The Doremus case has never been overruled. The Linder Case (Linder vs. U.S. 268 U.S. 5, 1925) merely determined that the particular act challenged (i.e. failure of a physician to make written application for the dispensing of a drug upon government form) involved a regulation which the statute could not be validly construed to forbid, the language by Mr. McReynolds being mere generalization representing his view expressed in dissent to the Doremus case. Moreover, in Nigro vs. U.S. in 1928 (276 U.S. 332) the U.S. Supreme Court reaffirmed the Doremus case and again held the Harrison Act valid. Moreover, Chief Justice Taft specifically implied that any possible questionableness of the Act had rested merely in its nominal tax ($1 annual tax only being imposed) and remarked that the increase of tax from $1 to $6 to $24 and the addition of an excise tax on the sale of drugs had rendered the act immune from attack. Said Mr. Justice Taft:

"Thus the income from the tax for the government becomes substantial. Under the Narcotic Act, as now amended, the tax amounts to about one million dollars a year, and since the amendment in 1919 it has benefitted the treasury to the extent of nearly nine million dollars. If there was doubt as to the character of this a ct as an alleged subterfuge, it has been removed by the change whereby what was a nominal tax before was made a substantial one." (p. 773)

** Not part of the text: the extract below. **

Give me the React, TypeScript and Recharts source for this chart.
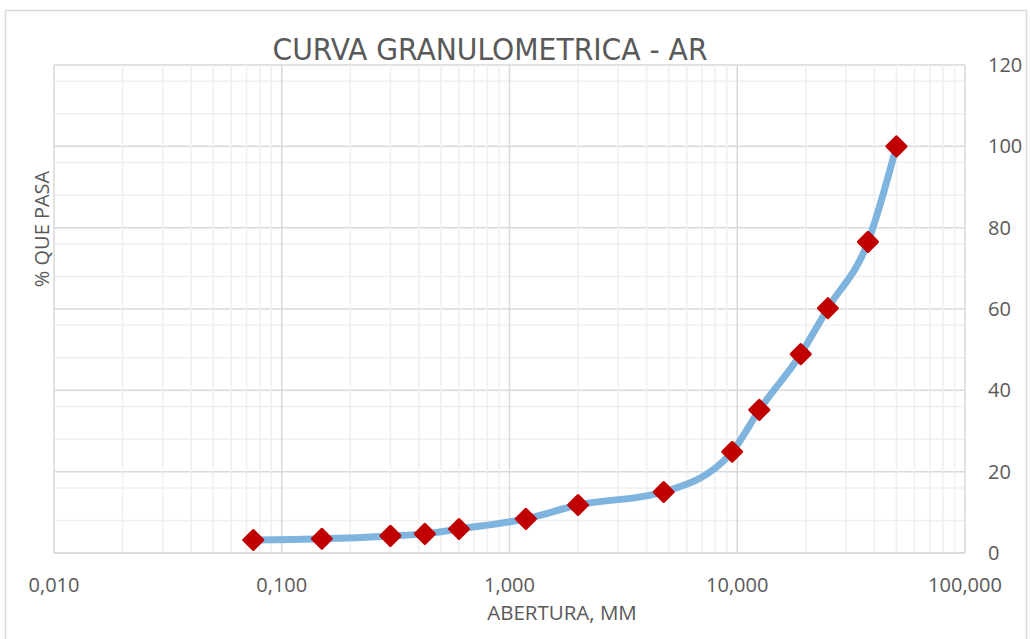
import React from 'react'
import { LineChart, Line, XAxis, YAxis, CartesianGrid, ReferenceLine } from 'recharts'

// sieve openings (mm) and % passing
const aberturas = [0.075, 0.15, 0.3, 0.425, 0.6, 1.18, 2.0, 4.75, 9.5, 12.5, 19, 25, 37.5, 50]
const pasa = [3.2, 3.5, 4.2, 4.7, 5.9, 8.4, 11.8, 15.0, 24.9, 35.2, 48.9, 60.2, 76.5, 100]

const xTicks = [0.01, 0.1, 1, 10, 100]
const yTicks = [0, 20, 40, 60, 80, 100, 120]
const xMinor = [0.01, 0.1, 1, 10].flatMap((d) => [2, 3, 4, 5, 6, 7, 8, 9].map((m) => +(m * d).toPrecision(3)))
const yMinor = [4, 8, 12, 16, 24, 28, 32, 36, 44, 48, 52, 56, 64, 68, 72, 76, 84, 88, 92, 96, 104, 108, 112, 116]

const data = aberturas.map((x, i) => ({ x, y: pasa[i] }))

const textColor = '#595959'
const font = '"Open Sans", "Noto Sans", sans-serif'

const fmtX = (v: number) => v.toFixed(3).replace('.', ',')

function Diamond(props: any) {
  const { cx, cy } = props
  if (cx == null || cy == null) return null
  const r = 9.5
  return (
    <polygon
      points={`${cx},${cy - r} ${cx + r},${cy} ${cx},${cy + r} ${cx - r},${cy}`}
      fill="#C00000"
      stroke="#C00000"
      strokeWidth={3}
      strokeLinejoin="round"
    />
  )
}

export default function App() {
  return (
    <div style={{ position: 'absolute', left: 0, top: 0, width: 1030, height: 639, background: '#fff', fontFamily: font }}>
      <LineChart width={1030} height={639} data={data} margin={{ top: 65, right: 15, bottom: 26, left: 54 }}>
        <CartesianGrid stroke="#efefef" strokeWidth={1.5} vertical={false} horizontalValues={yMinor} />
        {xMinor.map((v) => (
          <ReferenceLine key={v} x={v} stroke="#efefef" strokeWidth={1.5} />
        ))}
        <CartesianGrid stroke="#d9d9d9" strokeWidth={1.5} verticalValues={xTicks} horizontalValues={yTicks} />
        <XAxis
          dataKey="x"
          type="number"
          scale="log"
          domain={[0.01, 100]}
          ticks={xTicks}
          tickFormatter={fmtX}
          allowDataOverflow
          height={60}
          axisLine={{ stroke: '#d9d9d9', strokeWidth: 1.5 }}
          tickLine={false}
          tickMargin={19}
          tick={{ fill: textColor, fontSize: 20, fontFamily: font }}
        />
        <YAxis
          orientation="right"
          type="number"
          domain={[0, 120]}
          ticks={yTicks}
          width={50}
          axisLine={false}
          tickLine={false}
          tickMargin={17}
          tick={{ fill: textColor, fontSize: 20, fontFamily: font, textAnchor: 'start' }}
        />
        <Line
          dataKey="y"
          type="monotone"
          stroke="#7EB4DE"
          strokeWidth={7}
          dot={<Diamond />}
          activeDot={false}
          isAnimationActive={false}
        />
      </LineChart>
      <svg width={1030} height={639} style={{ position: 'absolute', left: 0, top: 0, pointerEvents: 'none' }}>
        <rect x={5.5} y={10.5} width={1021} height={640} fill="none" stroke="#d9d9d9" strokeWidth={1.5} />
        <text
          x={490}
          y={60}
          textAnchor="middle"
          fill={textColor}
          fontSize={31}
          fontFamily='"Liberation Sans Narrow", "DejaVu Sans Condensed", "Open Sans", sans-serif'
          textLength={435}
          lengthAdjust="spacingAndGlyphs"
        >
          CURVA GRANULOMETRICA - AR
        </text>
        <text x={562} y={620} textAnchor="middle" fill={textColor} fontSize={20.5} fontFamily={font}>
          ABERTURA, MM
        </text>
        <text
          x={0}
          y={0}
          transform="translate(49,229) rotate(-90)"
          textAnchor="middle"
          fill={textColor}
          fontSize={20}
          fontFamily={font}
        >
          % QUE PASA
        </text>
      </svg>
    </div>
  )
}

The provisions requiring the employer to collect the wages tax find ample precedent in the 962 and 989 of the U.S. Income Tax provisions as to collecting at the source. The numerous federal stamp taxes, such as the tobacco, snuff, eleo, white phosphorous taxes ad many others, show that the coupon stamp device of tax collection is a conventional device.

Appropriation Provisions

There seems to be no procedure whereby the U.S. may be questioned in its expenditure of funds. Even should these be doubted as to the public purpose involved in the disbursement of funds (which obviously need not be conceded) there would be no available judicial method for calling Congress into account in its appropriation policy.